== Data block

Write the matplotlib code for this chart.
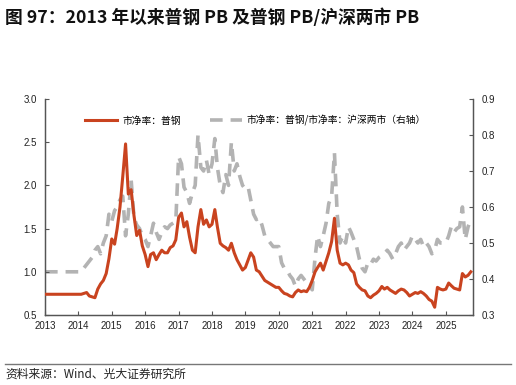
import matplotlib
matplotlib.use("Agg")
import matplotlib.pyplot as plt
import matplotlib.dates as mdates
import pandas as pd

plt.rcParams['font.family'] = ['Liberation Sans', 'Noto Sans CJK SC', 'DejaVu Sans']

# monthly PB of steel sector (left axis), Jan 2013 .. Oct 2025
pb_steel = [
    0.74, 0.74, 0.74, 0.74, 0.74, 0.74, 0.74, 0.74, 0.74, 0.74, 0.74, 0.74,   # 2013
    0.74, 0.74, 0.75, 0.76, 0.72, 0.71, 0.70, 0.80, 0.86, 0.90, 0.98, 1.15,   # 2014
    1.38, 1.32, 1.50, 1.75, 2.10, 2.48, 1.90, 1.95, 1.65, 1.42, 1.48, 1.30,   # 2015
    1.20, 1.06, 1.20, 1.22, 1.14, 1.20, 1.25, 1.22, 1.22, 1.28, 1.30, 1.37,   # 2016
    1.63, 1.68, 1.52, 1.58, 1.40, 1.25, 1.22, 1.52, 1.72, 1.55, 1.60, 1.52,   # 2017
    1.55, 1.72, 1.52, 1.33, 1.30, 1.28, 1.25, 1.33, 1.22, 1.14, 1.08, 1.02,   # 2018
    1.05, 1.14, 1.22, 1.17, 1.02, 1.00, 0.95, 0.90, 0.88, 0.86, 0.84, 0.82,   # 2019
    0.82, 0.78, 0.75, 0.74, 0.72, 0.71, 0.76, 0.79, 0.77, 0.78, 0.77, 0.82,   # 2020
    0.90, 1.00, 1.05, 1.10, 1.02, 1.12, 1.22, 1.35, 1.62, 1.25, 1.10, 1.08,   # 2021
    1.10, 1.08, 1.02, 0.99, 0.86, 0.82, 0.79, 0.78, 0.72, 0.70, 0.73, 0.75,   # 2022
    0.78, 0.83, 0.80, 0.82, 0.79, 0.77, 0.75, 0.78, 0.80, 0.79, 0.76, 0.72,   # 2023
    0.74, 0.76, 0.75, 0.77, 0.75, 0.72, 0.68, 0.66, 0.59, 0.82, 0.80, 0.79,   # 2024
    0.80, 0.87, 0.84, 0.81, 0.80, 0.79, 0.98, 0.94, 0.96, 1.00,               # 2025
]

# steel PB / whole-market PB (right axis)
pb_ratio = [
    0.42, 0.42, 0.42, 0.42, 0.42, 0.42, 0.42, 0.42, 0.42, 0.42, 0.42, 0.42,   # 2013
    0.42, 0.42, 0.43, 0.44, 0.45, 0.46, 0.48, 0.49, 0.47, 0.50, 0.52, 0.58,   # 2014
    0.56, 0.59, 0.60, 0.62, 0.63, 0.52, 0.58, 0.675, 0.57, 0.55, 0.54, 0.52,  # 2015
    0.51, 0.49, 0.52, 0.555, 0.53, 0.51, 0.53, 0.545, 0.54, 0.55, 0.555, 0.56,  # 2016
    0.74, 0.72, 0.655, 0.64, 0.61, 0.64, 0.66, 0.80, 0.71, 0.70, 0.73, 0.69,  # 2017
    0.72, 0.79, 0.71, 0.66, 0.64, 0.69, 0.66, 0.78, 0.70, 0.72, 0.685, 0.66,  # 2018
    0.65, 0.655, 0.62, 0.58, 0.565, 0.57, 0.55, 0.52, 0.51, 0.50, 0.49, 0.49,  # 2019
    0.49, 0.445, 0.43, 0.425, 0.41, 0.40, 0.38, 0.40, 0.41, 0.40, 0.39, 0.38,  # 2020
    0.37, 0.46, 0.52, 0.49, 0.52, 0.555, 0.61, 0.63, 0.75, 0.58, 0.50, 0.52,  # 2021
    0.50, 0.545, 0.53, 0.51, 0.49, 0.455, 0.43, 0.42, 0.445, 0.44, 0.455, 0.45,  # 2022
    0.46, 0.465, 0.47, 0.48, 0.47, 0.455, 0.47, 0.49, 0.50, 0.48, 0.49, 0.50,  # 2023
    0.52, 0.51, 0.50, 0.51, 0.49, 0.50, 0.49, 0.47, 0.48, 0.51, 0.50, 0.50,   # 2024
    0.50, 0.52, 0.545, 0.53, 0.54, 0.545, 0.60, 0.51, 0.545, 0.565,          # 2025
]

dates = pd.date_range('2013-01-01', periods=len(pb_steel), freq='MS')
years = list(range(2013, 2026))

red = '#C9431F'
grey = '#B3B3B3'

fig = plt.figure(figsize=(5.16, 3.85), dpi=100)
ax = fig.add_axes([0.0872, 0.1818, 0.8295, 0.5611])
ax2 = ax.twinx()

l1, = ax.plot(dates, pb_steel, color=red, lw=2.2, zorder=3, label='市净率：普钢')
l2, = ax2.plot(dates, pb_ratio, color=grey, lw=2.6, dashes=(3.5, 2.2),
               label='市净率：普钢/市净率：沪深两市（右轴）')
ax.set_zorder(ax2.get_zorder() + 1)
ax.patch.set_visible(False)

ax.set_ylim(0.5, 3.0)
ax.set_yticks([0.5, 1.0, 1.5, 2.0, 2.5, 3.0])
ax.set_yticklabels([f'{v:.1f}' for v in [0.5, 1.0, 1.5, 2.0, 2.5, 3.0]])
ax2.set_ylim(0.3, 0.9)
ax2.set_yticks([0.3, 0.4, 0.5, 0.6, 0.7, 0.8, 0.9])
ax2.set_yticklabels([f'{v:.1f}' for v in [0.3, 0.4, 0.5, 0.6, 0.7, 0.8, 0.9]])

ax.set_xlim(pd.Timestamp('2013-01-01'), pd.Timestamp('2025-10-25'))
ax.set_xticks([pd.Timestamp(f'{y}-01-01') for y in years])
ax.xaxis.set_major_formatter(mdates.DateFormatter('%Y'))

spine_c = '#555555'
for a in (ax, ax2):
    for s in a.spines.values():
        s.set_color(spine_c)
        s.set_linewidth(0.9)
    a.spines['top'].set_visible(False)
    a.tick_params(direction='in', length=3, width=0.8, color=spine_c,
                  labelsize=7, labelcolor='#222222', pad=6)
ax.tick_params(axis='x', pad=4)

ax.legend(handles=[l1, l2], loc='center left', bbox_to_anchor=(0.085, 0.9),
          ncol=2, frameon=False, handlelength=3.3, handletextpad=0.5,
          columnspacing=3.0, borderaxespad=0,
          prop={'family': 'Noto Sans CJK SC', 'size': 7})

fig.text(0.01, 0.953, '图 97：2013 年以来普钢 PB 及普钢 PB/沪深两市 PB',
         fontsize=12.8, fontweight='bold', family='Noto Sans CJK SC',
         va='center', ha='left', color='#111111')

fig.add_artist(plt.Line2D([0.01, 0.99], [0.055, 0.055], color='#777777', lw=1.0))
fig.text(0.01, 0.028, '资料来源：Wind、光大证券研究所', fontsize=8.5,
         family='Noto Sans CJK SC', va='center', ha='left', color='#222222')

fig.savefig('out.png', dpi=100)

====

Leave the images out and output the remaining material exactly as it stands.

Write the matplotlib code for this chart.
import matplotlib
matplotlib.use("Agg")
import matplotlib.pyplot as plt
import matplotlib.dates as mdates
import pandas as pd

plt.rcParams['font.family'] = ['Liberation Sans', 'Noto Sans CJK SC', 'DejaVu Sans']

# monthly PB of steel sector (left axis), Jan 2013 .. Oct 2025
pb_steel = [
    0.74, 0.74, 0.74, 0.74, 0.74, 0.74, 0.74, 0.74, 0.74, 0.74, 0.74, 0.74,   # 2013
    0.74, 0.74, 0.75, 0.76, 0.72, 0.71, 0.70, 0.80, 0.86, 0.90, 0.98, 1.15,   # 2014
    1.38, 1.32, 1.50, 1.75, 2.10, 2.48, 1.90, 1.95, 1.65, 1.42, 1.48, 1.30,   # 2015
    1.20, 1.06, 1.20, 1.22, 1.14, 1.20, 1.25, 1.22, 1.22, 1.28, 1.30, 1.37,   # 2016
    1.63, 1.68, 1.52, 1.58, 1.40, 1.25, 1.22, 1.52, 1.72, 1.55, 1.60, 1.52,   # 2017
    1.55, 1.72, 1.52, 1.33, 1.30, 1.28, 1.25, 1.33, 1.22, 1.14, 1.08, 1.02,   # 2018
    1.05, 1.14, 1.22, 1.17, 1.02, 1.00, 0.95, 0.90, 0.88, 0.86, 0.84, 0.82,   # 2019
    0.82, 0.78, 0.75, 0.74, 0.72, 0.71, 0.76, 0.79, 0.77, 0.78, 0.77, 0.82,   # 2020
    0.90, 1.00, 1.05, 1.10, 1.02, 1.12, 1.22, 1.35, 1.62, 1.25, 1.10, 1.08,   # 2021
    1.10, 1.08, 1.02, 0.99, 0.86, 0.82, 0.79, 0.78, 0.72, 0.70, 0.73, 0.75,   # 2022
    0.78, 0.83, 0.80, 0.82, 0.79, 0.77, 0.75, 0.78, 0.80, 0.79, 0.76, 0.72,   # 2023
    0.74, 0.76, 0.75, 0.77, 0.75, 0.72, 0.68, 0.66, 0.59, 0.82, 0.80, 0.79,   # 2024
    0.80, 0.87, 0.84, 0.81, 0.80, 0.79, 0.98, 0.94, 0.96, 1.00,               # 2025
]

# steel PB / whole-market PB (right axis)
pb_ratio = [
    0.42, 0.42, 0.42, 0.42, 0.42, 0.42, 0.42, 0.42, 0.42, 0.42, 0.42, 0.42,   # 2013
    0.42, 0.42, 0.43, 0.44, 0.45, 0.46, 0.48, 0.49, 0.47, 0.50, 0.52, 0.58,   # 2014
    0.56, 0.59, 0.60, 0.62, 0.63, 0.52, 0.58, 0.675, 0.57, 0.55, 0.54, 0.52,  # 2015
    0.51, 0.49, 0.52, 0.555, 0.53, 0.51, 0.53, 0.545, 0.54, 0.55, 0.555, 0.56,  # 2016
    0.74, 0.72, 0.655, 0.64, 0.61, 0.64, 0.66, 0.80, 0.71, 0.70, 0.73, 0.69,  # 2017
    0.72, 0.79, 0.71, 0.66, 0.64, 0.69, 0.66, 0.78, 0.70, 0.72, 0.685, 0.66,  # 2018
    0.65, 0.655, 0.62, 0.58, 0.565, 0.57, 0.55, 0.52, 0.51, 0.50, 0.49, 0.49,  # 2019
    0.49, 0.445, 0.43, 0.425, 0.41, 0.40, 0.38, 0.40, 0.41, 0.40, 0.39, 0.38,  # 2020
    0.37, 0.46, 0.52, 0.49, 0.52, 0.555, 0.61, 0.63, 0.75, 0.58, 0.50, 0.52,  # 2021
    0.50, 0.545, 0.53, 0.51, 0.49, 0.455, 0.43, 0.42, 0.445, 0.44, 0.455, 0.45,  # 2022
    0.46, 0.465, 0.47, 0.48, 0.47, 0.455, 0.47, 0.49, 0.50, 0.48, 0.49, 0.50,  # 2023
    0.52, 0.51, 0.50, 0.51, 0.49, 0.50, 0.49, 0.47, 0.48, 0.51, 0.50, 0.50,   # 2024
    0.50, 0.52, 0.545, 0.53, 0.54, 0.545, 0.60, 0.51, 0.545, 0.565,          # 2025
]

dates = pd.date_range('2013-01-01', periods=len(pb_steel), freq='MS')
years = list(range(2013, 2026))

red = '#C9431F'
grey = '#B3B3B3'

fig = plt.figure(figsize=(5.16, 3.85), dpi=100)
ax = fig.add_axes([0.0872, 0.1818, 0.8295, 0.5611])
ax2 = ax.twinx()

l1, = ax.plot(dates, pb_steel, color=red, lw=2.2, zorder=3, label='市净率：普钢')
l2, = ax2.plot(dates, pb_ratio, color=grey, lw=2.6, dashes=(3.5, 2.2),
               label='市净率：普钢/市净率：沪深两市（右轴）')
ax.set_zorder(ax2.get_zorder() + 1)
ax.patch.set_visible(False)

ax.set_ylim(0.5, 3.0)
ax.set_yticks([0.5, 1.0, 1.5, 2.0, 2.5, 3.0])
ax.set_yticklabels([f'{v:.1f}' for v in [0.5, 1.0, 1.5, 2.0, 2.5, 3.0]])
ax2.set_ylim(0.3, 0.9)
ax2.set_yticks([0.3, 0.4, 0.5, 0.6, 0.7, 0.8, 0.9])
ax2.set_yticklabels([f'{v:.1f}' for v in [0.3, 0.4, 0.5, 0.6, 0.7, 0.8, 0.9]])

ax.set_xlim(pd.Timestamp('2013-01-01'), pd.Timestamp('2025-10-25'))
ax.set_xticks([pd.Timestamp(f'{y}-01-01') for y in years])
ax.xaxis.set_major_formatter(mdates.DateFormatter('%Y'))

spine_c = '#555555'
for a in (ax, ax2):
    for s in a.spines.values():
        s.set_color(spine_c)
        s.set_linewidth(0.9)
    a.spines['top'].set_visible(False)
    a.tick_params(direction='in', length=3, width=0.8, color=spine_c,
                  labelsize=7, labelcolor='#222222', pad=6)
ax.tick_params(axis='x', pad=4)

ax.legend(handles=[l1, l2], loc='center left', bbox_to_anchor=(0.085, 0.9),
          ncol=2, frameon=False, handlelength=3.3, handletextpad=0.5,
          columnspacing=3.0, borderaxespad=0,
          prop={'family': 'Noto Sans CJK SC', 'size': 7})

fig.text(0.01, 0.953, '图 97：2013 年以来普钢 PB 及普钢 PB/沪深两市 PB',
         fontsize=12.8, fontweight='bold', family='Noto Sans CJK SC',
         va='center', ha='left', color='#111111')

fig.add_artist(plt.Line2D([0.01, 0.99], [0.055, 0.055], color='#777777', lw=1.0))
fig.text(0.01, 0.028, '资料来源：Wind、光大证券研究所', fontsize=8.5,
         family='Noto Sans CJK SC', va='center', ha='left', color='#222222')

fig.savefig('out.png', dpi=100)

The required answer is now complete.